• Aim of the exercise: From the entries below, tally how many lines contain "this" and report only that figure.

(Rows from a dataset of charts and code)
#####
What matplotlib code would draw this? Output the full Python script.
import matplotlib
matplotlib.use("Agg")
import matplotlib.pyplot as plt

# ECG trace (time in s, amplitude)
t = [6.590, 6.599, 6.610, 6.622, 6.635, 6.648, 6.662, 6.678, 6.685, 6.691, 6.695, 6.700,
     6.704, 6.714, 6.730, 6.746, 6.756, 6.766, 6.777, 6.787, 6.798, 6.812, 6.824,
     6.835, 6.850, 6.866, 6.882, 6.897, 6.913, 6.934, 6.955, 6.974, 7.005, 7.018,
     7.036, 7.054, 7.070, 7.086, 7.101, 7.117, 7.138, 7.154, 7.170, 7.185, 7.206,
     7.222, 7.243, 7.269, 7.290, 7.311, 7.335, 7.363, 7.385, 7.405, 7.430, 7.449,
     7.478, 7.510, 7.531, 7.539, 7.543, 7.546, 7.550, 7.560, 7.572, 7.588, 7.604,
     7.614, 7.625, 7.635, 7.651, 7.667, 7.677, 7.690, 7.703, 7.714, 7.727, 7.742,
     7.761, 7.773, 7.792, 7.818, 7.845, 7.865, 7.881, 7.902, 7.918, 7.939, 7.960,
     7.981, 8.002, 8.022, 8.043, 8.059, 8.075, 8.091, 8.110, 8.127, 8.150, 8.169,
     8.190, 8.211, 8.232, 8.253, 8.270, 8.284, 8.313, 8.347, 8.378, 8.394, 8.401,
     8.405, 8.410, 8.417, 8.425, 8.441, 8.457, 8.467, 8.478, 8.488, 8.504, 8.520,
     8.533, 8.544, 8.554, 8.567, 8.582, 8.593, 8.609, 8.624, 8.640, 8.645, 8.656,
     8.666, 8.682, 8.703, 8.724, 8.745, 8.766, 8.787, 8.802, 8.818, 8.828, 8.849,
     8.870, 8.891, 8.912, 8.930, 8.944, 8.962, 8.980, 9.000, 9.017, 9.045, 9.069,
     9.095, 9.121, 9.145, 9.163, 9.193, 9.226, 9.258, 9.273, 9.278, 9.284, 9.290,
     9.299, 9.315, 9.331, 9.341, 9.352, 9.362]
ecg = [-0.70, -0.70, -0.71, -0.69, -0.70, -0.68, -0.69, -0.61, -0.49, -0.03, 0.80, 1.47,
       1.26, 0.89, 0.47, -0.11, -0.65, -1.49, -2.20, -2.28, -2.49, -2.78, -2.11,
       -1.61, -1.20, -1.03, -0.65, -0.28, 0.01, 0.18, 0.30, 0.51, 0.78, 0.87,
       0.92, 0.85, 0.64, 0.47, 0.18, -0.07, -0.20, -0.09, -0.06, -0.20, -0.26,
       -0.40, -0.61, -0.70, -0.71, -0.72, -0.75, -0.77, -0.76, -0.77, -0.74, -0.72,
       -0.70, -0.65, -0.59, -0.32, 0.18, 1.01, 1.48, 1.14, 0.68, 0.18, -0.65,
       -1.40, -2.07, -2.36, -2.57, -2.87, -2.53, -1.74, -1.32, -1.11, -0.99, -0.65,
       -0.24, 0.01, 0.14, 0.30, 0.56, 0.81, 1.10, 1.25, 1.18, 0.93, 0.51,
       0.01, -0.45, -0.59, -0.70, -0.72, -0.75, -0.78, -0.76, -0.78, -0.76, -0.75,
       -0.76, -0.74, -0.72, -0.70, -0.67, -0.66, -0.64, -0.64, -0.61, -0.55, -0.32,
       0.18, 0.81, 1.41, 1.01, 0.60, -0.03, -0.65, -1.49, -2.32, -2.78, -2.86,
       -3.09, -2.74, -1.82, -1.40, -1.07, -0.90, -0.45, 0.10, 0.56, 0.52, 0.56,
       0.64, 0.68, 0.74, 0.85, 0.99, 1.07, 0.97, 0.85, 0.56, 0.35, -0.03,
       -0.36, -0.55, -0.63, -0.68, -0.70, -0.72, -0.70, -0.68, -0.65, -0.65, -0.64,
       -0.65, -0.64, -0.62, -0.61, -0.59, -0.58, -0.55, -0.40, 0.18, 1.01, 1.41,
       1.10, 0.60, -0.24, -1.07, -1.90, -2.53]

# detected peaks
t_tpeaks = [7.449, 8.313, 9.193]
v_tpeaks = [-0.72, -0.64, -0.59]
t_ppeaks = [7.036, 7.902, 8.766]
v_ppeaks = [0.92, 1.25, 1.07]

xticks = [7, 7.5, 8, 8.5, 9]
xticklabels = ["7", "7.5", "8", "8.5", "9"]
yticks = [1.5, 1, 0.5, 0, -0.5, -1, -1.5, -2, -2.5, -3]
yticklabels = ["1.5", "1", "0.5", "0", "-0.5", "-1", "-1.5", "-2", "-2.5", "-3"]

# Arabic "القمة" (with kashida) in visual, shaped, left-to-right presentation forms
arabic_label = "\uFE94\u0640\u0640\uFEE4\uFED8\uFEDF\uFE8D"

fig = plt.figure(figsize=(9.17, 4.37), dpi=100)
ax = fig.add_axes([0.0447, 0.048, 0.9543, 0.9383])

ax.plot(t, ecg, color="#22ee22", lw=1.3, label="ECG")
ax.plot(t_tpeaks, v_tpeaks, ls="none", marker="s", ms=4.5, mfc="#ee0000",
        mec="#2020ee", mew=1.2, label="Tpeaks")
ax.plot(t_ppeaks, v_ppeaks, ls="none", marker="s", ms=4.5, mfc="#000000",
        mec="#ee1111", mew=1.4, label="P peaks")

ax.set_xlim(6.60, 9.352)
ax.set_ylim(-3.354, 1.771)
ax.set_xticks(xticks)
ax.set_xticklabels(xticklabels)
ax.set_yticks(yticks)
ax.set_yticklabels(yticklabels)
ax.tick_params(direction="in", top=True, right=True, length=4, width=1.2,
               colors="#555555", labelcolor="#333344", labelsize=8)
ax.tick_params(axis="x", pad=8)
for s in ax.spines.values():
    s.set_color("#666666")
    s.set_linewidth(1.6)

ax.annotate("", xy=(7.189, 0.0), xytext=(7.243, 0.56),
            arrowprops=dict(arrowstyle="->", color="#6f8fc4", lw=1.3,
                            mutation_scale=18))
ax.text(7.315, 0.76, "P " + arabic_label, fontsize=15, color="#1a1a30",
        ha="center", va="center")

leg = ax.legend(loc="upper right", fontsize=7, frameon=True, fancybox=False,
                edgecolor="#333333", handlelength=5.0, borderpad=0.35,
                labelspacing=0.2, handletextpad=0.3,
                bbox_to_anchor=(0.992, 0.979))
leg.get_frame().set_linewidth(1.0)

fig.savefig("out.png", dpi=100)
#####
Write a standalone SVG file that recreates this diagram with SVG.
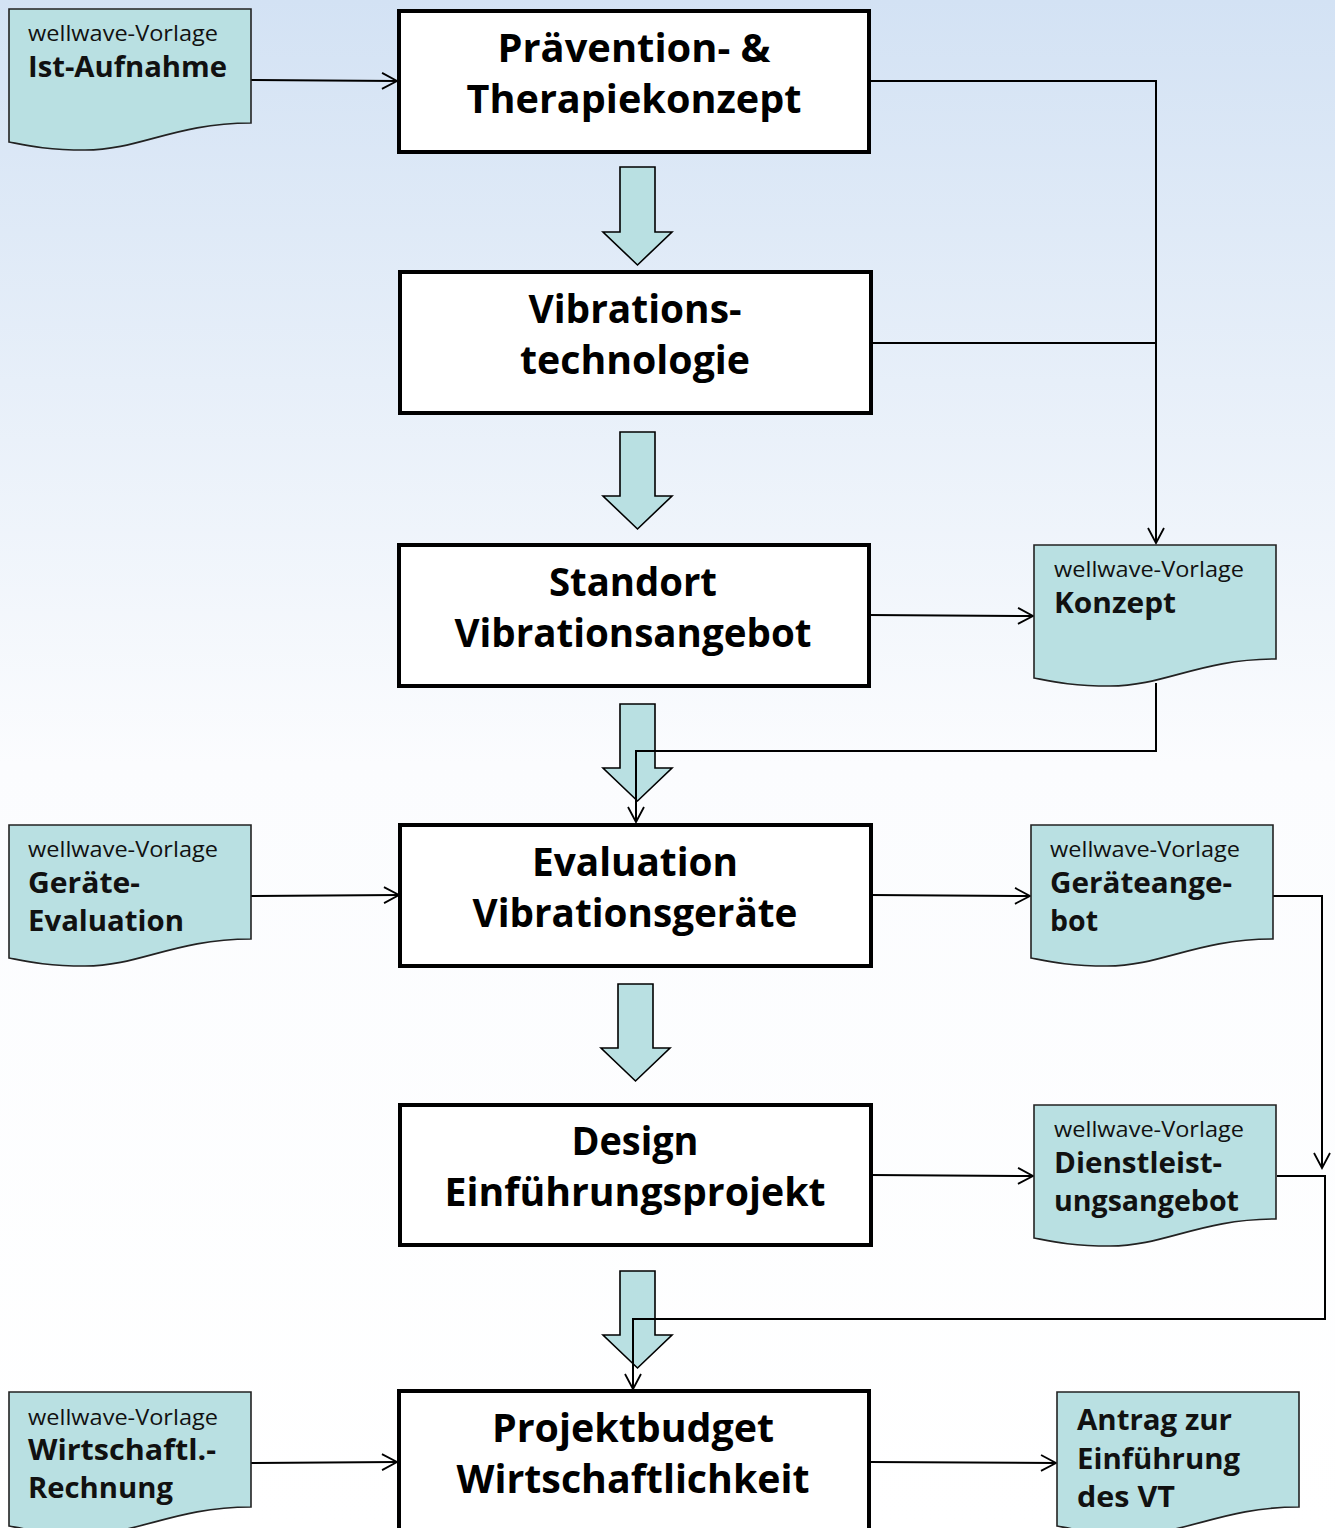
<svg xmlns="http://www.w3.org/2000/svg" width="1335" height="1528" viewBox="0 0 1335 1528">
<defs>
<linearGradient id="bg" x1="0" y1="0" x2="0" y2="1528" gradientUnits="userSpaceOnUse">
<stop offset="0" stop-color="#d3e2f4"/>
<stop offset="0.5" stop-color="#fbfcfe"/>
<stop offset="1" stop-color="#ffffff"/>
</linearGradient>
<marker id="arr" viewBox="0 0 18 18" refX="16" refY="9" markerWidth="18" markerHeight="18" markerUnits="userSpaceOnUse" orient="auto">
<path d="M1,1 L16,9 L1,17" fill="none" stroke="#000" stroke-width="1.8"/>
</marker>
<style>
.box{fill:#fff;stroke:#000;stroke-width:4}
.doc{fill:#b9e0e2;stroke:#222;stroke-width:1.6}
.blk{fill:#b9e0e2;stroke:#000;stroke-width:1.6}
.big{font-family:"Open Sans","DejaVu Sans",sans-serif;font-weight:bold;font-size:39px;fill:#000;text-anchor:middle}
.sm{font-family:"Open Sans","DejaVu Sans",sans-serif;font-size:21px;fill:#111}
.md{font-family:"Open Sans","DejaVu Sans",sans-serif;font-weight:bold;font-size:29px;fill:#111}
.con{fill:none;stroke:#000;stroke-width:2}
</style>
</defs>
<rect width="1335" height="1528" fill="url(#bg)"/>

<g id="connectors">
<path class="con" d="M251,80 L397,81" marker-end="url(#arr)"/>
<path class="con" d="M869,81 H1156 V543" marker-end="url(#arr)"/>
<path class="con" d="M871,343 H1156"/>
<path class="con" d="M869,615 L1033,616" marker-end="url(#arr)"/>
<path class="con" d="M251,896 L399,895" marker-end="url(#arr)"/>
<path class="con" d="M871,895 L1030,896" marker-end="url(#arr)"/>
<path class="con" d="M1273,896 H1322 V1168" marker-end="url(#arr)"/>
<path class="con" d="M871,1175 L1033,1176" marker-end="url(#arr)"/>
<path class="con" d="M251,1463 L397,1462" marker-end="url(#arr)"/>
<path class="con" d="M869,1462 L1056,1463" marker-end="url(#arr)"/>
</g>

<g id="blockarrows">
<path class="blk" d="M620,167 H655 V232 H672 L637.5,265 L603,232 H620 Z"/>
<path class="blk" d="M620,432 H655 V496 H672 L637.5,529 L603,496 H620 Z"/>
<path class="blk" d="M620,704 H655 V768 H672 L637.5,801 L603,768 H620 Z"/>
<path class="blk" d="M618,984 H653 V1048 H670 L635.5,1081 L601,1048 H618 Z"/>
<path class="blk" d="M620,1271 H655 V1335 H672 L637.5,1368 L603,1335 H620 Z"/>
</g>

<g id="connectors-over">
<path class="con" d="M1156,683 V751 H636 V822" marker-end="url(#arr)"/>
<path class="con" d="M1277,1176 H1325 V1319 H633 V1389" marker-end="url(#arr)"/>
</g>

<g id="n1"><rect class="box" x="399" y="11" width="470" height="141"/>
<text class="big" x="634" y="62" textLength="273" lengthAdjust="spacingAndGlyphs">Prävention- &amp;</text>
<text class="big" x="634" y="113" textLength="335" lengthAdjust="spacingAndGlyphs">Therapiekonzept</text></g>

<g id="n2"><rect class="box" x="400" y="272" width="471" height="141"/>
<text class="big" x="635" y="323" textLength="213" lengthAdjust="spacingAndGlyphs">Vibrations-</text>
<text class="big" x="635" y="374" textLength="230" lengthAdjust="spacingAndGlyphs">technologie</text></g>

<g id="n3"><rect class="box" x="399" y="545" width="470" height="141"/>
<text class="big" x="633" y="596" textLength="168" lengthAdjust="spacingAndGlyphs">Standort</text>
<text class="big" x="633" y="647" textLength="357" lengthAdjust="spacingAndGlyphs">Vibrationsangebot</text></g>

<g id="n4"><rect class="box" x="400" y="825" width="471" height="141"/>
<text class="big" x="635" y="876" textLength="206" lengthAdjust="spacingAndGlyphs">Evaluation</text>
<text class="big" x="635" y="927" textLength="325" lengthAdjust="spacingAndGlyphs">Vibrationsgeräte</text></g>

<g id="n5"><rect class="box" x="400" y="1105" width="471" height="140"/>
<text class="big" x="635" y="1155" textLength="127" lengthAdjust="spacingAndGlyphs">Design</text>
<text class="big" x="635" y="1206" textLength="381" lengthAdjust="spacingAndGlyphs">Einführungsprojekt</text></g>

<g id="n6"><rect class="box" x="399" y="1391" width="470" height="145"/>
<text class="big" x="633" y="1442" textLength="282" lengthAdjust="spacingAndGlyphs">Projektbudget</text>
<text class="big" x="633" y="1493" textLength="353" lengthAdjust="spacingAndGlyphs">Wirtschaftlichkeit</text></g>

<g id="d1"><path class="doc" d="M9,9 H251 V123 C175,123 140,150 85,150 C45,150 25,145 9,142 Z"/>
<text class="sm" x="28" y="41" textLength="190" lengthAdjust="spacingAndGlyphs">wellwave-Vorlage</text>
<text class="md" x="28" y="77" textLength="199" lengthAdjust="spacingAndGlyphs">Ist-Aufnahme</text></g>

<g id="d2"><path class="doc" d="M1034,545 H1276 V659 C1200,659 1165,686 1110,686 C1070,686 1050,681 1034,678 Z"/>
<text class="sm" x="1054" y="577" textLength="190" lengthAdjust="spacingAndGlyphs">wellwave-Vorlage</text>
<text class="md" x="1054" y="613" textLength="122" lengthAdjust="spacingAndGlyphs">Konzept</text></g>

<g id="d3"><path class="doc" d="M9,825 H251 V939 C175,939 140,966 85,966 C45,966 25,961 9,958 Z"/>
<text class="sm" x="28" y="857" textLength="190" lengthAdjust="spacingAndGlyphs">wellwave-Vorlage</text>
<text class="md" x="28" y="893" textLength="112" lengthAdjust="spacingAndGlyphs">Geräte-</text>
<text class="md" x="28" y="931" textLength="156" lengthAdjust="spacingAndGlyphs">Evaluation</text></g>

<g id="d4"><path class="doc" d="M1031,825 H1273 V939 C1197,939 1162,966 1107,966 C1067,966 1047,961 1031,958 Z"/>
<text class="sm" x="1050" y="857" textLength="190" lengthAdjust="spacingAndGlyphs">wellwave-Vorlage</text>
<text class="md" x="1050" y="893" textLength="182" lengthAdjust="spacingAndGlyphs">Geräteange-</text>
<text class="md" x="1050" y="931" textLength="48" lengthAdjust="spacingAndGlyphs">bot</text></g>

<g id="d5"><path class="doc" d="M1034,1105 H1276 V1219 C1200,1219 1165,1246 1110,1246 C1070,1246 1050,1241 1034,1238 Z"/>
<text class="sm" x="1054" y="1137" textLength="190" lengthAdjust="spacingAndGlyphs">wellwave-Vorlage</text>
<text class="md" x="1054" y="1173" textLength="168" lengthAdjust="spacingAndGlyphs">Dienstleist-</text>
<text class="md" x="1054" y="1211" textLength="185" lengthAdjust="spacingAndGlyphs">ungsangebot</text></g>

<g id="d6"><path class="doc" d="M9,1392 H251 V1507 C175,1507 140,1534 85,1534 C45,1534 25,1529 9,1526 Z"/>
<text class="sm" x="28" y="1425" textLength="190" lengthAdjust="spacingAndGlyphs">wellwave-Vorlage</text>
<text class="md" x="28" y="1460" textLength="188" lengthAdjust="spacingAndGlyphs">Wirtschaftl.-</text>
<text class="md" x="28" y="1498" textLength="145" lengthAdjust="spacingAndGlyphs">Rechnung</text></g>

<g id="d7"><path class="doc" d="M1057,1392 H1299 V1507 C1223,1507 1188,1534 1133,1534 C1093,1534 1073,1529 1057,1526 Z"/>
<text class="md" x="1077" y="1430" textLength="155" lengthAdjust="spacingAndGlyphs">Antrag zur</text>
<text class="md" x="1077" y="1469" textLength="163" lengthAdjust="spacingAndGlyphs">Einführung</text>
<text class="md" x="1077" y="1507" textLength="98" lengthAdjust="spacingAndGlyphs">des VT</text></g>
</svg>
#####
• Exercise output: 2